Before we get to the implementation, make sure you are using ShellCheck it provides static analysis of your scripts, pointing out many things like missing quotes, or incorrectly handling arrays. It has plugins for all your favourite editors too.

0. General Styles and Constructs

All variables should be declared readonly, and local if possible, to help prevent surprise values from being present if other functions forget to do the same.

#top level
readonly SCRIPT_NAME="$(basename "$0")"

some_method() {
  # within a method
  local -r config_path="$1"
}

Functions should assign their passed arguments to named variables as the first thing they do, preferably matching the variable name they are passed, which helps later when you are searching through a script for usages of “config_file” and not having to find other names/aliases for the same value.

read_config() {
  local -r config_file="$1"
  local -r skip_validation="$2"

  # ...
}

invoke() {
  # ...

  read_config "$config_file" "$skip_validation"
}

1. Error Handling

It should go without saying, but you really need to start your scripts with the following:

#!/bin/bash

set -euo pipefail;

There are many better articles on what these specifically do, but suffice to say:

  • e causes the script to stop on errors
  • u causes it to error on undefined variables being used
  • o pipefail causes a non-zero exit code from any command in a pipeline to fail the script too (rather than just the last command.)

2. Logging

The real advantage of this structure is we get to have log statements! This is achieved by doing all logging to stderr instead of stdout. We use a standardised log function across all the scripts, which also includes the script’s name so when calling other scripts you can see which one wrote the log line:

readonly SCRIPT_NAME="$(basename "$0")"

log() {
  local -r level="$1"
  local -r message="$2"
  local -r timestamp=$(date +"%Y-%m-%d %H:%M:%S")

  >&2 echo -e "${timestamp} [${level}] [$SCRIPT_NAME] ${message}"
}

Invoking the function is log "INFO" "Some status" or log "WARN" "Something concerning" etc.

3. Error Checking

We have some standard assertion functions which are used by the script when starting up to validate arguments:

assert_not_empty() {
  local -r arg_name="$1"
  local -r arg_value="$2"

  if [[ -z "$arg_value" ]]; then
    log "ERROR" "The value for '$arg_name' cannot be empty"
    exit 1
  fi
}

assert_is_installed() {
  local -r name="$1"

  if [[ ! $(command -v "$name") ]]; then
    log "ERROR" "The binary '$name' is required by this script but is not installed or in the system's PATH."
    exit 1
  fi
}

4. Argument parsing

When scripts need to take parameters in, I prefer to use long-flag style, as they are little more readable for people checking invocations again in the future. This function is usually always called run, and is the last function defined, and is invoked immediately after definition, passing in all script arguments (run "$@"):

run() {
  local namespace=""
  local suffix=""
  local dry_run="false"

  while [[ $# -gt 0 ]]; do
    local key="$1"

    case "$key" in
      --namespace)
        namespace="$2"
        shift
        ;;
      --suffix)
        assert_not_empty "$key" "$2"
        suffix="$2"
        shift
        ;;
      --dry-run)
        dry_run="true"
        ;;
      --help)
        print_usage
        exit
        ;;
      *)
        log "ERROR" "Unrecognized argument: $key"
        print_usage
        exit 1
        ;;
    esac

    shift
  done

  # mandatory flag validation
  assert_not_empty "--namespace" "$namespace"

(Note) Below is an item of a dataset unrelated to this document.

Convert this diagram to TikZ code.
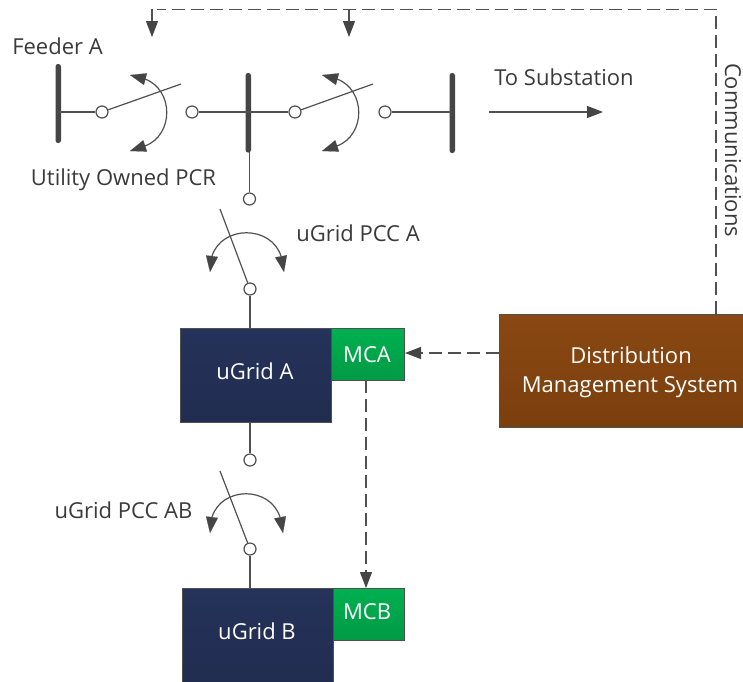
\documentclass[tikz,border=0pt]{standalone}
\usepackage{fontspec}
\setmainfont{Open Sans}
\usetikzlibrary{arrows.meta,calc}
\definecolor{ln}{HTML}{505050}
\definecolor{hd}{HTML}{454545}
\definecolor{tx}{HTML}{3A3A3A}
\definecolor{navyT}{HTML}{253259}
\definecolor{navyB}{HTML}{212C50}
\definecolor{greenT}{HTML}{00B050}
\definecolor{greenB}{HTML}{029A45}
\definecolor{brownT}{HTML}{8A4812}
\definecolor{brownB}{HTML}{7A3F0E}
\tikzset{
  x=1pt,y=-1pt,
  wire/.style={draw=ln,line width=1.2pt},
  comm/.style={draw=ln,line width=1.2pt,dash pattern=on 13pt off 6pt},
  bighead/.tip={Triangle[length=16pt,width=12pt,color=hd]},
  tip/.style={-bighead},
  stub/.style={draw=ln,line width=.1pt,-bighead},
  contact/.style={circle,draw=ln,fill=white,line width=1.2pt,minimum size=12pt,inner sep=0pt},
  lab/.style={text=tx,font=\fontsize{22}{26}\selectfont,inner sep=0pt},
  boxlab/.style={text=white,font=\fontsize{22}{26}\selectfont,inner sep=0pt},
  grid/.style={rectangle,draw=ln,line width=1pt,top color=navyT,bottom color=navyB,anchor=north west,inner sep=0pt},
  mc/.style={rectangle,draw=ln,line width=1pt,top color=greenT,bottom color=greenB,anchor=north west,inner sep=0pt},
}
\begin{document}
\begin{tikzpicture}
\useasboundingbox (0,0) rectangle (743,681);
% buses
\fill[hd,rounded corners=2.5pt] (55.5,64) rectangle (61,143);
\coordinate (busA) at (58,112);
\fill[hd,rounded corners=2.5pt] (245.5,73) rectangle (251,152.5);
\coordinate (busB) at (248,112);
\coordinate (busBlow) at (249.5,152);
\fill[hd,rounded corners=2.5pt] (449.5,73) rectangle (455,153);
\coordinate (busC) at (452,112);
% boxes
\node[grid,minimum width=151pt,minimum height=94pt] (gridA) at (180,328) {};
\node[boxlab] at (255,371) {uGrid A};
\node[mc,minimum width=73pt,minimum height=52pt] (mca) at (331,328) {};
\node[boxlab] at (367,355) {MCA};
\node[grid,minimum width=151pt,minimum height=100pt] (gridB) at (182,588) {};
\node[boxlab] at (257,631) {uGrid B};
\node[mc,minimum width=71pt,minimum height=52pt] (mcb) at (333,588) {};
\node[boxlab] at (367,612) {MCB};
\node[rectangle,draw=ln,line width=1pt,top color=brownT,bottom color=brownB,anchor=north west,inner sep=0pt,minimum width=250pt,minimum height=113pt] (dms) at (499,314) {};
\node[boxlab] at (631,355) {Distribution};
\node[boxlab] at (630,387) {Management System};
% contacts
\node[contact] (c1) at (102,112) {};
\node[contact] (c2) at (192,112) {};
\node[contact] (c3) at (295,112) {};
\node[contact] (c4) at (385,112) {};
\node[contact] (c5) at (249.5,199) {};
\node[contact] (c6) at (250,289) {};
\node[contact] (c7) at (250,460) {};
\node[contact] (c8) at (250,549) {};
% wires
\draw[wire] (busA) -- (c1);
\draw[wire] (c2) -- (busB);
\draw[wire] (busB) -- (c3);
\draw[wire] (c4) -- (busC);
\draw[wire] (busBlow) -- (c5);
\draw[wire] (c6) -- (gridA.north -| c6);
\draw[wire] (gridA.south -| c7) -- (c7);
\draw[wire] (c8) -- (gridB.north -| c8);
% blades
\coordinate (b1) at (181,84);
\coordinate (b2) at (373,84);
\coordinate (b3) at (220,209);
\coordinate (b4) at (220,471);
\draw[wire] (c1) -- (b1);
\draw[wire] (c3) -- (b2);
\draw[wire] (c6) -- (b3);
\draw[wire] (c8) -- (b4);
% swing arcs: bare curve, then a head at each end
\coordinate (s1a) at (130,75); \coordinate (s1A) at (145,79);
\coordinate (s1b) at (130,151); \coordinate (s1B) at (145,146);
\coordinate (s2a) at (322,75); \coordinate (s2A) at (337,79);
\coordinate (s2b) at (322,151); \coordinate (s2B) at (337,146);
\coordinate (s3a) at (210,272); \coordinate (s3A) at (212,256);
\coordinate (s3b) at (284,272); \coordinate (s3B) at (281,256);
\coordinate (s4a) at (210,533); \coordinate (s4A) at (212,517);
\coordinate (s4b) at (283,533); \coordinate (s4B) at (280,517);
\draw[wire] (s1A) .. controls (174,90) and (174,135) .. (s1B);
\draw[wire] (s2A) .. controls (366,90) and (366,135) .. (s2B);
\draw[wire] (s3A) .. controls (222,225) and (271,225) .. (s3B);
\draw[wire] (s4A) .. controls (222,486) and (270,486) .. (s4B);
\draw[stub] (s1A) -- (s1a);
\draw[stub] (s1B) -- (s1b);
\draw[stub] (s2A) -- (s2a);
\draw[stub] (s2B) -- (s2b);
\draw[stub] (s3A) -- (s3a);
\draw[stub] (s3B) -- (s3b);
\draw[stub] (s4A) -- (s4a);
\draw[stub] (s4B) -- (s4b);
% substation arrow
\coordinate (sub0) at (489,112);
\coordinate (sub1) at (603,112);
\draw[wire,tip] (sub0) -- (sub1);
% communications
\coordinate (top) at (716,9.3);
\coordinate (topL) at (152,9.3);
\coordinate (arrL) at (152,37);
\coordinate (topM) at (349,9.3);
\coordinate (arrM) at (349,37);
\coordinate (dmsT) at (716,314);
\draw[comm] (dmsT) -- (top) -- (157,9.3);
\draw[wire,tip] (topL) -- (arrL);
\draw[wire,tip] (topM) -- (arrM);
\coordinate (dmsL) at (499,353);
\coordinate (mcaR) at (405,353);
\draw[comm,-bighead] (dmsL) -- (mcaR);
\coordinate (mcaB) at (366,380);
\coordinate (mcbT) at (366,588);
\draw[comm,-bighead] (mcaB) -- (mcbT);
% labels
\node[lab] (l1) at (57.5,46) {Feeder A};
\node[lab] (l2) at (123.5,180) {Utility Owned PCR};
\node[lab] (l3) at (358,233) {uGrid PCC A};
\node[lab] (l4) at (123.5,510) {uGrid PCC AB};
\node[lab] (l5) at (564,77) {To Substation};
\node[lab,rotate=-90] (l6) at (733,150) {Communications};
\end{tikzpicture}
\end{document}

  # make sure tools are installed
  assert_is_installed "vault"
  assert_is_installed "openssl"
  assert_is_installed "jq"

  # do the work!
  local -r cert=$(generate_cert "$suffix")

  store_cert "$namespace" "$cert" "$dry_run"

}

run "$@"

The validation uses the assert_not_empty function defined above, which is used in two ways: after the while loop to check mandatory values have been filled in, and within the case statement for optional flags values.

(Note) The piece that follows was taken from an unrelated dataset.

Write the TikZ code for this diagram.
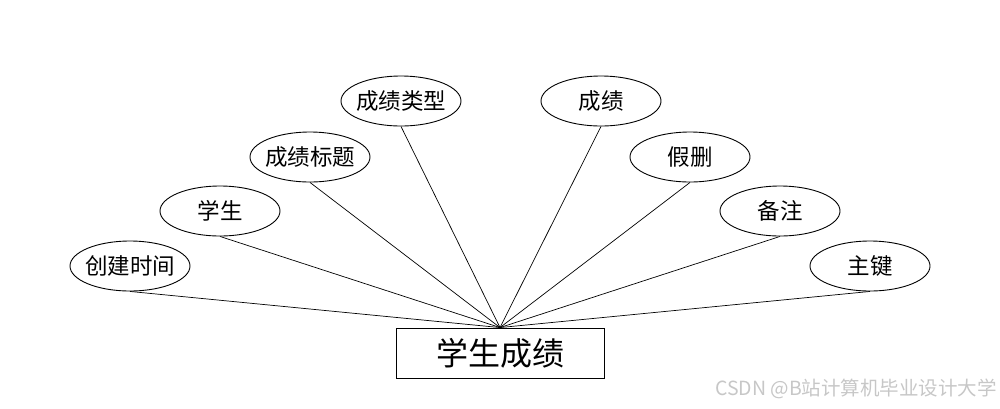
\documentclass[tikz,border=0pt]{standalone}
\usepackage{fontspec}
\setmainfont{Noto Sans CJK SC}
\usetikzlibrary{shapes.geometric}
\newcommand{\zw}[1]{\makebox[0pt][c]{#1}}
\begin{document}
\begin{tikzpicture}[x=1pt,y=-1pt,
  attr/.style={draw=black,line width=0.9pt,ellipse,minimum width=120pt,minimum height=50pt,inner sep=0pt,font=\fontsize{22.5}{22.5}\selectfont},
  ent/.style={draw=black,line width=0.9pt,rectangle,minimum width=208pt,minimum height=50pt,inner sep=0pt,font=\fontsize{32}{32}\selectfont},
  link/.style={line width=0.7pt}]
\useasboundingbox (0,0) rectangle (1000,408);
\node[ent] (e) at (500,353) {学生成绩};
\node[attr] (a1) at (130,266) {\zw{创建时间}};
\node[attr] (a2) at (220,211) {\zw{学生}};
\node[attr] (a3) at (310,157) {\zw{成绩标题}};
\node[attr] (a4) at (401,101) {\zw{成绩类型}};
\node[attr] (a5) at (601,101) {\zw{成绩}};
\node[attr] (a6) at (690,157) {\zw{假删}};
\node[attr] (a7) at (780,211) {\zw{备注}};
\node[attr] (a8) at (870,266) {\zw{主键}};
\foreach \i in {1,...,8} \draw[link] (a\i.south) -- (e.north);
\node[anchor=east,text=black!22,font=\fontsize{19.5}{19.5}\selectfont,inner sep=0pt] (wm) at (997,389) {CSDN @B站计算机毕业设计大学};
\end{tikzpicture}
\end{document}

We also use assert_is_installed to validate that utilities we need are installed, such as vault, openssl and jq

The print_usage function is just a set of echo statements giving all the flags, and an example of invokation:

print_usage() {
  echo
  echo "Usage: $SCRIPT_NAME [OPTIONS]"
  echo
  echo "This script creates a new certiticate, and it installs it into the right namespace"
  echo
  echo "Options:"
  echo
  echo -e "  --namespace\tThe namespace to install the certificate in"
  echo -e "  --suffix\tAn optional suffix for the hostname"
  echo -e "  --dry-run\tDon't install the certificate"
  echo
  echo "Example:"
  echo
  echo "  $SCRIPT_NAME --namespace test --dry-run"
}

Usage

I keep a single template file which has all of this written into it, and new scripts start off with a copy-paste of the template. Could it be DRYer? Sure, but then I have to deal with dependency management, and it’s just not worth the hassle and overhead.